Steven pauses here, noting how strange it is to reflect on Tilt & Pour’s journey, given that it’s been 13 years since the project really started to gain traction. “Since then I've worked all over the sector,” he says. “My thinking has always been that if you want to really understand the sector you need to get involved. So, I’ve helped breweries out at their taprooms and events, I’ve helped out on production days. I just ask questions. Tell me how to do it and I’ll get it done.”
It was through helping out at Boundary Brewing that Steven met Malcolm McCay, co-founder of Heaney Brewery who was then contract brewing at Boundary. In the years that followed, Mal would set up a brewery of his own, on the family farm in Bellaghy, county Derry, and offer Steven space to contract brew Tilt & Pour’s beers. It was around the 2019 mark that Steven and Mal seriously discussed the prospect — turns out that helping out here and there amounts to a pretty thorough understanding of how to make beer — but, between a full time job and life more generally getting in the way, it wasn’t until January of 2023 that Tilt & Pour released its first beer, a helles.
“That comes from my love of German beer, in particular, Augustiner Helles — it’s my desert island beer,” he says. “But beyond that, if I'm being very direct, my whole thing is about the accessibility of the product, not just the price point. As much as I love weird and wonderful, heavily hopped beers, to change the narrative around beer in Northern Ireland, we have to go incrementally. We can't go from naught to 90 and expect the local palate to change overnight.”
Since the release of Tilt & Pour’s first beer, Steven says he has been overwhelmed by the support of the industry. “Publicans I've met over the years, pubs I used to work in, they’ve all supported me from day dot,” he says. “The Sunflower, The Woodworkers, Northern Lights, Boundary Taproom, Bullhouse East — I could write a thank you note to them all. No matter what I put out — they’ll be the first to get in touch and say ‘we’ll get one in’ or ‘we’ll get a couple in’.”
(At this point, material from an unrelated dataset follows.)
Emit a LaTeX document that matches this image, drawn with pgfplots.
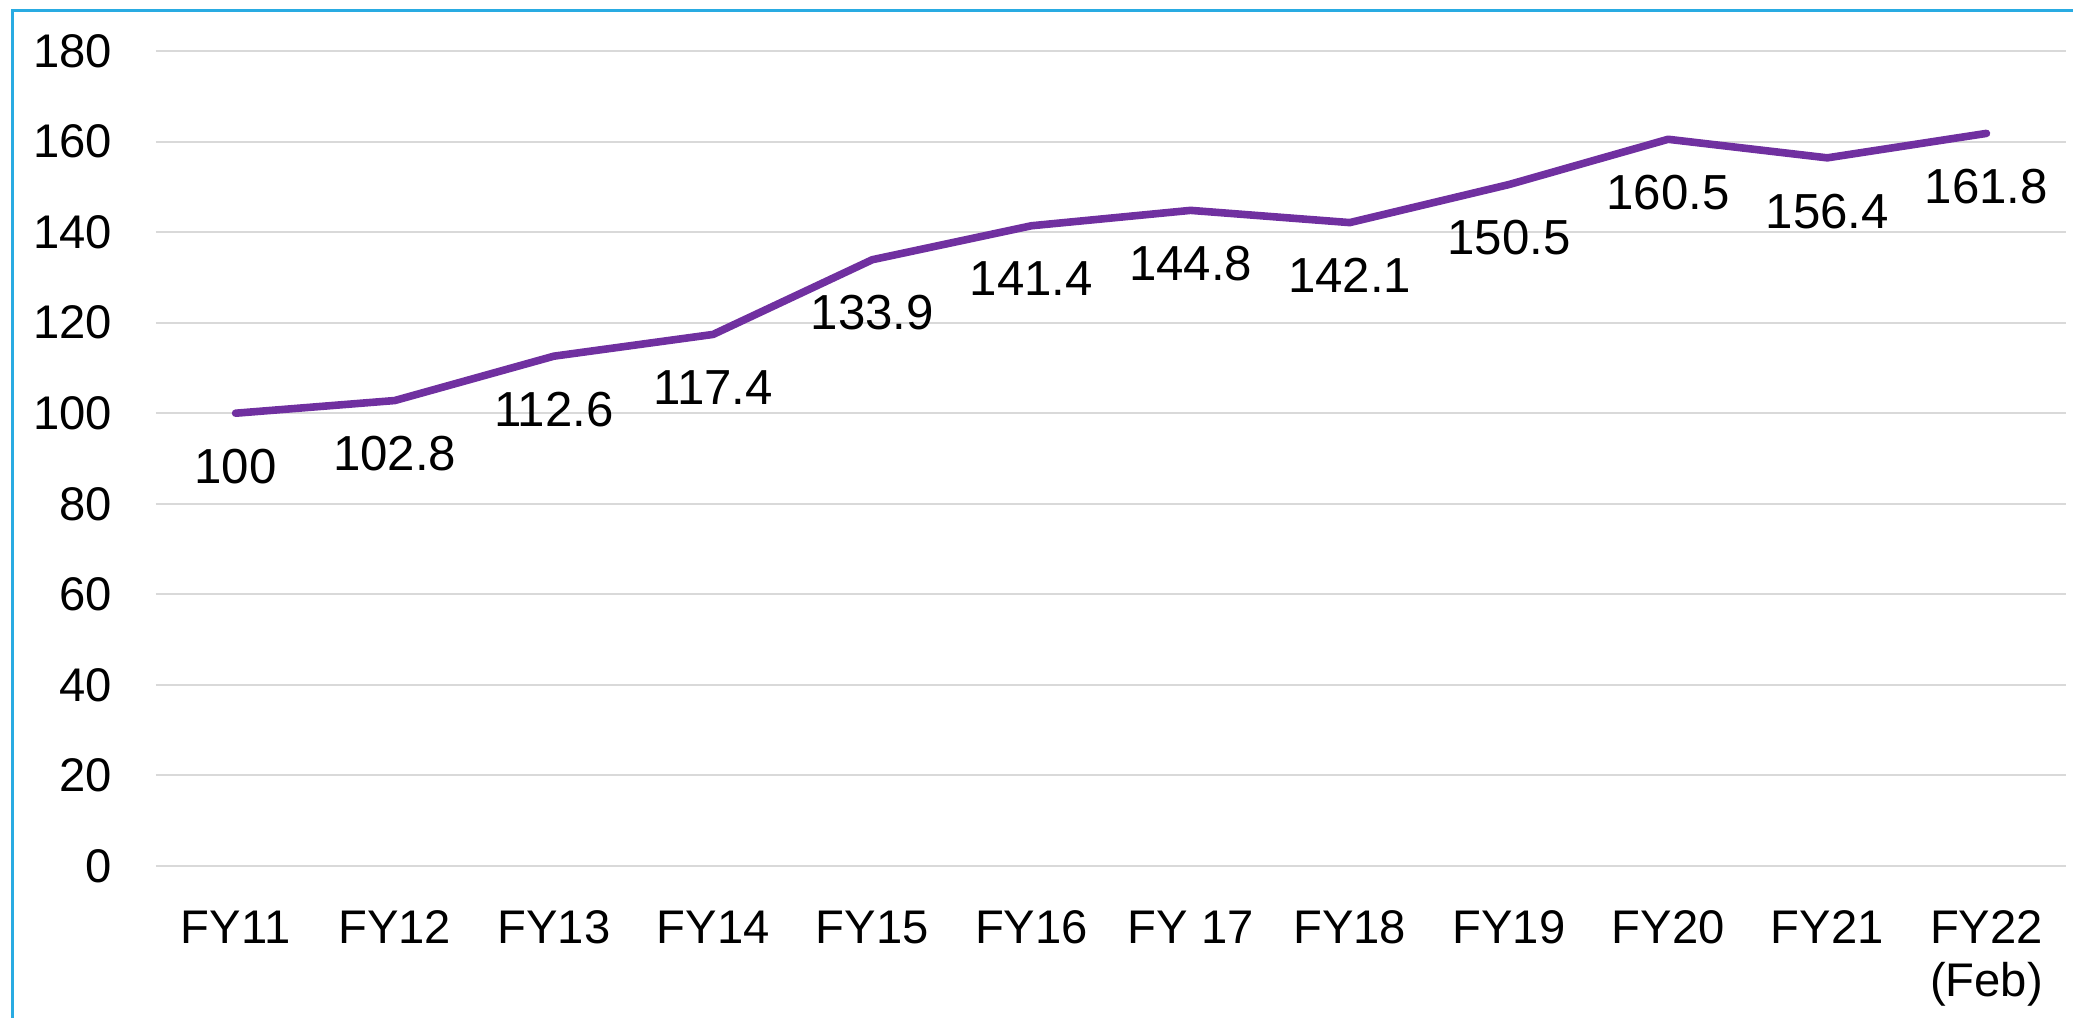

This cyclical evolution, and pay-it-forward kind of growth — whether in the form of Mal offering Steven space to cuckoo brew, having come from a cuckoo brewing background himself, or pubs where Steven has put in a disco shift stocking his beer — is something Steven is deeply admiring of, and grateful for. He speaks about the strength of the connection between breweries, and the support they freely lend each other, as a hidden superpower of Northern Ireland’s beer industry. “I think they understand that by giving back you’re paying it forward,” he concludes. I couldn’t have put it better myself.